I am continuing to see, hear and read more terror stories about the housing boom turning in to a bubble, followed by a humongous bust.
Lots of these comments come from overseas writers and gurus who maintain that our prices are too expensive and therefore must come down. Other comments are from our own Federal Reserve Bank, which is clearly trying to cool down the market, without resorting to increasing interest rates. They don’t want to do this because it would slow the rest of the economy as well and increase the value of our dollar – bad for our exporters.
So how much should you & I be worried about the property sky falling on our heads any time soon? As it turns out, I think, not much.
Interest rates are low, unemployment steady, economy steady, population growth – natural & immigration growth strong, and supply still not keeping up. This would all have to change dramatically for our market to “bust.”
Let’s have a look at this chart below. It gives us some important statistics and information relative to the last peak in each capital city market, how much those values contracted, and then comparing today’s values. Have a good look, take a moment and think it through. What do you see?

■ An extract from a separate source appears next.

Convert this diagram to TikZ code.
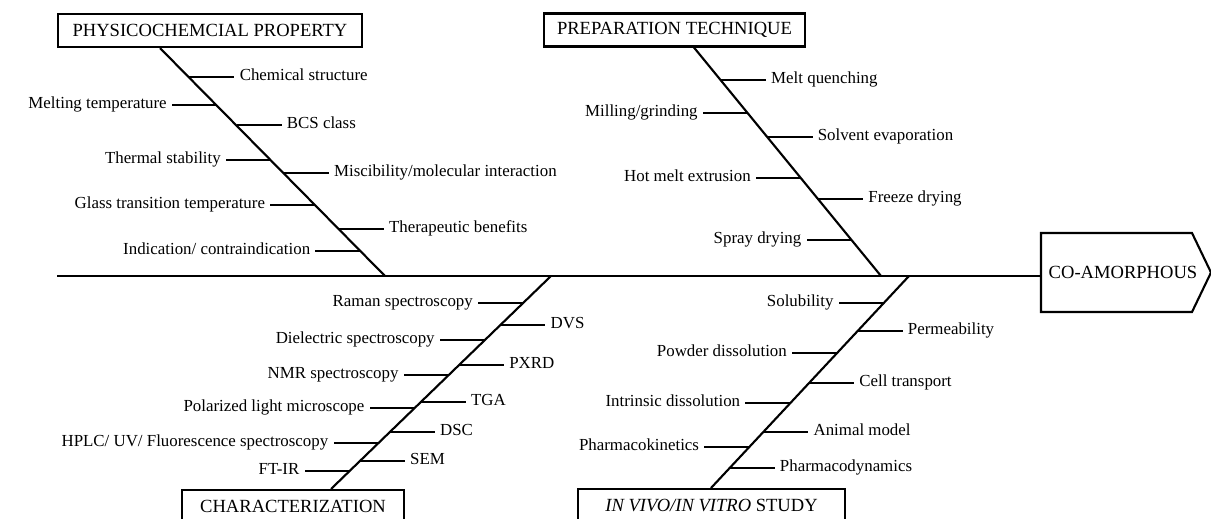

Do you see a boom anywhere? I don’t. There is an argument that Sydney is way too hot right now, but these stats don’t agree. Yes, the Sydney market has run hard and probably will for a little while longer – these figures show that Sydney has pushed 8% past its previous high – inflation adjusted. Every other capital city has not reached its previous peak value. You could argue that the previous peaks were too high, and maybe they were. Most of the values fell post-GFC and are only recovering now.
Though Sydney has had two years running of double digit growth – that is what all the hot air is about. Look at which city had fallen the most from its peak – yes, Sydney. There is an argument that the strong recent growth has an element of catch-up in it, which in the past tends to overshoot, before settling again. Our national property commentators think Sydney is Australia. The figures above show it is not.
So where could you look for great capital growth investment returns over the next decade? There are so many factors to consider and it would be unwise to try to pick a winner just based on the above chart. It appears to me though that Hobart, Adelaide and Canberra have not performed well recently and I can see no real reason in the short term that they will. Though later in the decade, these values will start looking cheap against Sydney, Melbourne, Brisbane & Perth.
For mine, people getting in to Sydney now and to a lesser extent Melbourne, will have missed most of the wave. That leaves Perth & Brisbane – capitals of the mining states as the places to be over the next 5-10 years. Don’t be fooled about the “mining boom” being finished. What has finished – for this cycle – is the majority of the construction boom of new mines and infrastructure. Though Rio & BHP will still be investing billions to get their iron ore supply lines tighter and costs down, while increasing output. And Fortescue and Hancock are building new mines valued at over $20 Billion. New coal mines are opening in Queensland to feed new Indian markets – and this is the economy to take up any Chinese slowdown in economic growth. Which incidentally, is still over 7%, better than twice the healthiest Western economy in the world.
What is set to continue is the production boom – the big miners are making more money than ever before. Consider following where they are investing.